**GIVEN RECORDS**
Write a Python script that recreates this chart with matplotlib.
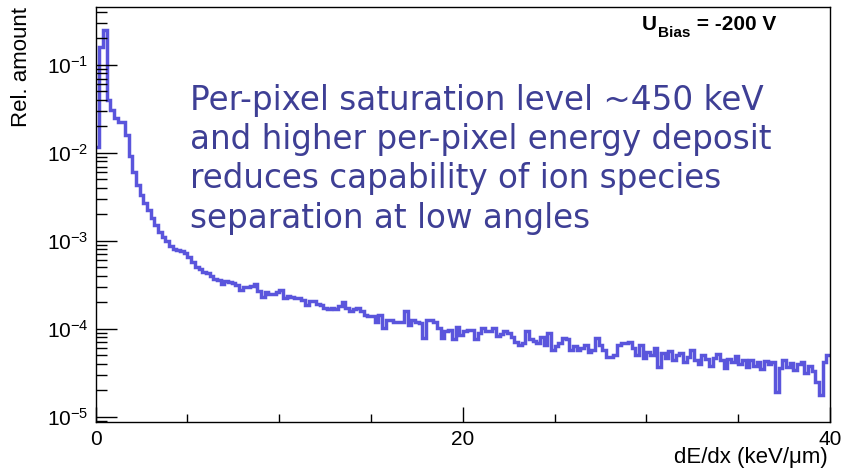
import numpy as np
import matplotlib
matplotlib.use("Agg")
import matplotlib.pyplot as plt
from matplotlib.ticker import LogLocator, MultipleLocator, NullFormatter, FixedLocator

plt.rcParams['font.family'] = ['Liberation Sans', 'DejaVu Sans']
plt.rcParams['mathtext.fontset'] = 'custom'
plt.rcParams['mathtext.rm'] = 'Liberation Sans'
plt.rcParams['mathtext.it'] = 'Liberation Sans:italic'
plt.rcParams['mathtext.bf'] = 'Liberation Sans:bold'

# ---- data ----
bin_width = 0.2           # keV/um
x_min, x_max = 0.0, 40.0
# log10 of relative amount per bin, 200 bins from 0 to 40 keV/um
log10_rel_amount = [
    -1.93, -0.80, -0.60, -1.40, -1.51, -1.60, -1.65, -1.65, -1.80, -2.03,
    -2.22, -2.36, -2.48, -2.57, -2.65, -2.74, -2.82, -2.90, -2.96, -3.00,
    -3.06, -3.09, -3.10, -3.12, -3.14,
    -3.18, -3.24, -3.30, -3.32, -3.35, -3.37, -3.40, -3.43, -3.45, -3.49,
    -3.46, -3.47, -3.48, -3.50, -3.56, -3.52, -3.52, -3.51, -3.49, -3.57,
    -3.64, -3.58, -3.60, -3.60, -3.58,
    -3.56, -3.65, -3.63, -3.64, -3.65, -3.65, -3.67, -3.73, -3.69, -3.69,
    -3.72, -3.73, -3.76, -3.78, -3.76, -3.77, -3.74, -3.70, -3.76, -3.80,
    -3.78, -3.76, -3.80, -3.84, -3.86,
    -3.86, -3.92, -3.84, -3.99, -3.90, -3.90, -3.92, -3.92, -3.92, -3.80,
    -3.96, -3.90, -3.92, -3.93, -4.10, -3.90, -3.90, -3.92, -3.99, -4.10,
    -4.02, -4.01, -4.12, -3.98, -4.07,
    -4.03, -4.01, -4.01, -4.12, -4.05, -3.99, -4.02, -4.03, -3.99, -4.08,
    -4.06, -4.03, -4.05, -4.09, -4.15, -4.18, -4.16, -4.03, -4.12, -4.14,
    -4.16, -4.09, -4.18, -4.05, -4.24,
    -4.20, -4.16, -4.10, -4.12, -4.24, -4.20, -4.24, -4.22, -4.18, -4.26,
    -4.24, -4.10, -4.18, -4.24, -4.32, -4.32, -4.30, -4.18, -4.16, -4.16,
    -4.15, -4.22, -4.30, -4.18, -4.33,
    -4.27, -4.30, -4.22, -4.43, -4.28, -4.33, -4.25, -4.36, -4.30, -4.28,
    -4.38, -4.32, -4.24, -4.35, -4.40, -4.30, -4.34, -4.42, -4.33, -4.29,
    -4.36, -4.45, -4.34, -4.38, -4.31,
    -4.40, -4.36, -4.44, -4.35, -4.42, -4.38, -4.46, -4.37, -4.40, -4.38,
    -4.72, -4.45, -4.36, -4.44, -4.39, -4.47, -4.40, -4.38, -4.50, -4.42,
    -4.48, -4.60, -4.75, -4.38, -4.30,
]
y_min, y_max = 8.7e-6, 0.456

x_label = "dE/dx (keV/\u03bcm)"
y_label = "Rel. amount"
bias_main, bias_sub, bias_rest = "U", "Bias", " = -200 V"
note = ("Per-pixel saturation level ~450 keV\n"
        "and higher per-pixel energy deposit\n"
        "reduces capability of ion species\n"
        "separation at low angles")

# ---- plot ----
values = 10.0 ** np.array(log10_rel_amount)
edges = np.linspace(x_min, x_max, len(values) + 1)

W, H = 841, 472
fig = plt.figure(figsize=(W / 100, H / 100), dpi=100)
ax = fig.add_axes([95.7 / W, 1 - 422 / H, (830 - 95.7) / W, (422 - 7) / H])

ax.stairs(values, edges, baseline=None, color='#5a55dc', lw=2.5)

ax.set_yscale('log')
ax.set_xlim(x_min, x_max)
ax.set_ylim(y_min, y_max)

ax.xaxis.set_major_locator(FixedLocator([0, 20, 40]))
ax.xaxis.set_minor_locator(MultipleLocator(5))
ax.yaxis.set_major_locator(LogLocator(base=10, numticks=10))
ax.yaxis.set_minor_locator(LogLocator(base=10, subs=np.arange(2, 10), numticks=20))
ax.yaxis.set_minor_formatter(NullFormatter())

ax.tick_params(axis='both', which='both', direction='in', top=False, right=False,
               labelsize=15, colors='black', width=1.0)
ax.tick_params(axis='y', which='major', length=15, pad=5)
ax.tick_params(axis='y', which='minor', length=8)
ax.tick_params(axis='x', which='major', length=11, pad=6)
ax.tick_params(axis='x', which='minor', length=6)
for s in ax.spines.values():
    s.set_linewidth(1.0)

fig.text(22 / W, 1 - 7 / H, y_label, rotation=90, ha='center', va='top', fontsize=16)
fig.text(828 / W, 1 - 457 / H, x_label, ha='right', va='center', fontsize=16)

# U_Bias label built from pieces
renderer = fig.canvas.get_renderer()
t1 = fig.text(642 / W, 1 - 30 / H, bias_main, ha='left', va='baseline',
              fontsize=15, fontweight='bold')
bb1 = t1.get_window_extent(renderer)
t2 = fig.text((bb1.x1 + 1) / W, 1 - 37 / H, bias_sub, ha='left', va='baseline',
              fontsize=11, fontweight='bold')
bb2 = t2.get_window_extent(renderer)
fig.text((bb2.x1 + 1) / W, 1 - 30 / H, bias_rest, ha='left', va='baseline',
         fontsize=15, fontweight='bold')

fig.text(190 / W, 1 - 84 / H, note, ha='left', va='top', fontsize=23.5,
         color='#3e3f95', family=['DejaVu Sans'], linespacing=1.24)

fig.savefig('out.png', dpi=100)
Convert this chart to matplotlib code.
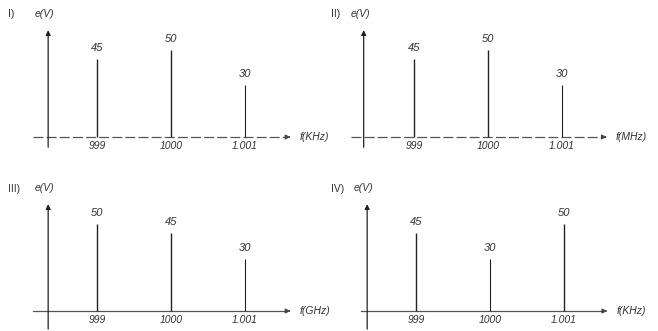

**REQUIRED WORK**
Quote the records in full and exactly; skip any image.

**WORKED SOLUTION**
Write a Python script that recreates this chart with matplotlib.
import numpy as np
import matplotlib
matplotlib.use("Agg")
import matplotlib.pyplot as plt
from matplotlib.ticker import LogLocator, MultipleLocator, NullFormatter, FixedLocator

plt.rcParams['font.family'] = ['Liberation Sans', 'DejaVu Sans']
plt.rcParams['mathtext.fontset'] = 'custom'
plt.rcParams['mathtext.rm'] = 'Liberation Sans'
plt.rcParams['mathtext.it'] = 'Liberation Sans:italic'
plt.rcParams['mathtext.bf'] = 'Liberation Sans:bold'

# ---- data ----
bin_width = 0.2           # keV/um
x_min, x_max = 0.0, 40.0
# log10 of relative amount per bin, 200 bins from 0 to 40 keV/um
log10_rel_amount = [
    -1.93, -0.80, -0.60, -1.40, -1.51, -1.60, -1.65, -1.65, -1.80, -2.03,
    -2.22, -2.36, -2.48, -2.57, -2.65, -2.74, -2.82, -2.90, -2.96, -3.00,
    -3.06, -3.09, -3.10, -3.12, -3.14,
    -3.18, -3.24, -3.30, -3.32, -3.35, -3.37, -3.40, -3.43, -3.45, -3.49,
    -3.46, -3.47, -3.48, -3.50, -3.56, -3.52, -3.52, -3.51, -3.49, -3.57,
    -3.64, -3.58, -3.60, -3.60, -3.58,
    -3.56, -3.65, -3.63, -3.64, -3.65, -3.65, -3.67, -3.73, -3.69, -3.69,
    -3.72, -3.73, -3.76, -3.78, -3.76, -3.77, -3.74, -3.70, -3.76, -3.80,
    -3.78, -3.76, -3.80, -3.84, -3.86,
    -3.86, -3.92, -3.84, -3.99, -3.90, -3.90, -3.92, -3.92, -3.92, -3.80,
    -3.96, -3.90, -3.92, -3.93, -4.10, -3.90, -3.90, -3.92, -3.99, -4.10,
    -4.02, -4.01, -4.12, -3.98, -4.07,
    -4.03, -4.01, -4.01, -4.12, -4.05, -3.99, -4.02, -4.03, -3.99, -4.08,
    -4.06, -4.03, -4.05, -4.09, -4.15, -4.18, -4.16, -4.03, -4.12, -4.14,
    -4.16, -4.09, -4.18, -4.05, -4.24,
    -4.20, -4.16, -4.10, -4.12, -4.24, -4.20, -4.24, -4.22, -4.18, -4.26,
    -4.24, -4.10, -4.18, -4.24, -4.32, -4.32, -4.30, -4.18, -4.16, -4.16,
    -4.15, -4.22, -4.30, -4.18, -4.33,
    -4.27, -4.30, -4.22, -4.43, -4.28, -4.33, -4.25, -4.36, -4.30, -4.28,
    -4.38, -4.32, -4.24, -4.35, -4.40, -4.30, -4.34, -4.42, -4.33, -4.29,
    -4.36, -4.45, -4.34, -4.38, -4.31,
    -4.40, -4.36, -4.44, -4.35, -4.42, -4.38, -4.46, -4.37, -4.40, -4.38,
    -4.72, -4.45, -4.36, -4.44, -4.39, -4.47, -4.40, -4.38, -4.50, -4.42,
    -4.48, -4.60, -4.75, -4.38, -4.30,
]
y_min, y_max = 8.7e-6, 0.456

x_label = "dE/dx (keV/\u03bcm)"
y_label = "Rel. amount"
bias_main, bias_sub, bias_rest = "U", "Bias", " = -200 V"
note = ("Per-pixel saturation level ~450 keV\n"
        "and higher per-pixel energy deposit\n"
        "reduces capability of ion species\n"
        "separation at low angles")

# ---- plot ----
values = 10.0 ** np.array(log10_rel_amount)
edges = np.linspace(x_min, x_max, len(values) + 1)

W, H = 841, 472
fig = plt.figure(figsize=(W / 100, H / 100), dpi=100)
ax = fig.add_axes([95.7 / W, 1 - 422 / H, (830 - 95.7) / W, (422 - 7) / H])

ax.stairs(values, edges, baseline=None, color='#5a55dc', lw=2.5)

ax.set_yscale('log')
ax.set_xlim(x_min, x_max)
ax.set_ylim(y_min, y_max)

ax.xaxis.set_major_locator(FixedLocator([0, 20, 40]))
ax.xaxis.set_minor_locator(MultipleLocator(5))
ax.yaxis.set_major_locator(LogLocator(base=10, numticks=10))
ax.yaxis.set_minor_locator(LogLocator(base=10, subs=np.arange(2, 10), numticks=20))
ax.yaxis.set_minor_formatter(NullFormatter())

ax.tick_params(axis='both', which='both', direction='in', top=False, right=False,
               labelsize=15, colors='black', width=1.0)
ax.tick_params(axis='y', which='major', length=15, pad=5)
ax.tick_params(axis='y', which='minor', length=8)
ax.tick_params(axis='x', which='major', length=11, pad=6)
ax.tick_params(axis='x', which='minor', length=6)
for s in ax.spines.values():
    s.set_linewidth(1.0)

fig.text(22 / W, 1 - 7 / H, y_label, rotation=90, ha='center', va='top', fontsize=16)
fig.text(828 / W, 1 - 457 / H, x_label, ha='right', va='center', fontsize=16)

# U_Bias label built from pieces
renderer = fig.canvas.get_renderer()
t1 = fig.text(642 / W, 1 - 30 / H, bias_main, ha='left', va='baseline',
              fontsize=15, fontweight='bold')
bb1 = t1.get_window_extent(renderer)
t2 = fig.text((bb1.x1 + 1) / W, 1 - 37 / H, bias_sub, ha='left', va='baseline',
              fontsize=11, fontweight='bold')
bb2 = t2.get_window_extent(renderer)
fig.text((bb2.x1 + 1) / W, 1 - 30 / H, bias_rest, ha='left', va='baseline',
         fontsize=15, fontweight='bold')

fig.text(190 / W, 1 - 84 / H, note, ha='left', va='top', fontsize=23.5,
         color='#3e3f95', family=['DejaVu Sans'], linespacing=1.24)

fig.savefig('out.png', dpi=100)
Convert this chart to matplotlib code.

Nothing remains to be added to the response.